Material provided =>
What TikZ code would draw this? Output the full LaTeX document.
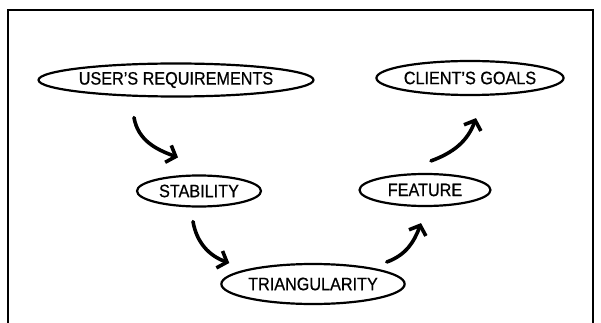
\documentclass[tikz,border=0pt]{standalone}
\usepackage{fontspec}
\setmainfont{Liberation Sans}[FakeStretch=0.9,FakeBold=0.6]
\usetikzlibrary{shapes.geometric,arrows.meta}

\begin{document}
\begin{tikzpicture}[x=1pt,y=-1pt,
  stage/.style={ellipse, draw, line width=2.2pt, inner sep=0pt, font=\fontsize{18}{20}\selectfont},
  flow/.style={line width=3.6pt, line cap=round, -{Straight Barb[length=8pt,width=18pt,line width=3.6pt]}}]
\useasboundingbox (0,0) rectangle (601,323);

% Draw the open frame
\draw[line width=1.2pt] (8,323) -- (8,10) -- (593,10) -- (593,323);

% Draw the stages
\node[stage, minimum width=227pt, minimum height=33pt] (req) at (176,80) {USER'S REQUIREMENTS};
\node[stage, minimum width=186pt, minimum height=34pt] (goals) at (470,78) {CLIENT'S GOALS};
\node[stage, minimum width=124pt, minimum height=31pt] (stab) at (199,191) {STABILITY};
\node[stage, minimum width=131pt, minimum height=32pt] (feat) at (425,190) {FEATURE};
\node[stage, minimum width=175pt, minimum height=40pt] (tri) at (313,284) {TRIANGULARITY};

% Draw the curved arrows
\draw[flow] ([xshift=-42pt,yshift=-20pt]req.south) to[out=-80,in=160] ([xshift=-21pt,yshift=17pt]stab.north);
\draw[flow] ([xshift=-6pt,yshift=-14pt]stab.south) to[out=-80,in=160] ([xshift=9pt,yshift=21pt]tri.west);
\draw[flow] ([xshift=-19pt,yshift=22pt]tri.east) to[out=20,in=-110] ([xshift=-4pt,yshift=-16pt]feat.south);
\draw[flow] ([xshift=6pt,yshift=12pt]feat.north) to[out=20,in=-110] ([xshift=6pt,yshift=-22pt]goals.south);
\end{tikzpicture}
\end{document}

To be done =>
Your task is an exact transcription of all the data, minus the pictures.

The completed task =>
What TikZ code would draw this? Output the full LaTeX document.
\documentclass[tikz,border=0pt]{standalone}
\usepackage{fontspec}
\setmainfont{Liberation Sans}[FakeStretch=0.9,FakeBold=0.6]
\usetikzlibrary{shapes.geometric,arrows.meta}

\begin{document}
\begin{tikzpicture}[x=1pt,y=-1pt,
  stage/.style={ellipse, draw, line width=2.2pt, inner sep=0pt, font=\fontsize{18}{20}\selectfont},
  flow/.style={line width=3.6pt, line cap=round, -{Straight Barb[length=8pt,width=18pt,line width=3.6pt]}}]
\useasboundingbox (0,0) rectangle (601,323);

% Draw the open frame
\draw[line width=1.2pt] (8,323) -- (8,10) -- (593,10) -- (593,323);

% Draw the stages
\node[stage, minimum width=227pt, minimum height=33pt] (req) at (176,80) {USER'S REQUIREMENTS};
\node[stage, minimum width=186pt, minimum height=34pt] (goals) at (470,78) {CLIENT'S GOALS};
\node[stage, minimum width=124pt, minimum height=31pt] (stab) at (199,191) {STABILITY};
\node[stage, minimum width=131pt, minimum height=32pt] (feat) at (425,190) {FEATURE};
\node[stage, minimum width=175pt, minimum height=40pt] (tri) at (313,284) {TRIANGULARITY};

% Draw the curved arrows
\draw[flow] ([xshift=-42pt,yshift=-20pt]req.south) to[out=-80,in=160] ([xshift=-21pt,yshift=17pt]stab.north);
\draw[flow] ([xshift=-6pt,yshift=-14pt]stab.south) to[out=-80,in=160] ([xshift=9pt,yshift=21pt]tri.west);
\draw[flow] ([xshift=-19pt,yshift=22pt]tri.east) to[out=20,in=-110] ([xshift=-4pt,yshift=-16pt]feat.south);
\draw[flow] ([xshift=6pt,yshift=12pt]feat.north) to[out=20,in=-110] ([xshift=6pt,yshift=-22pt]goals.south);
\end{tikzpicture}
\end{document}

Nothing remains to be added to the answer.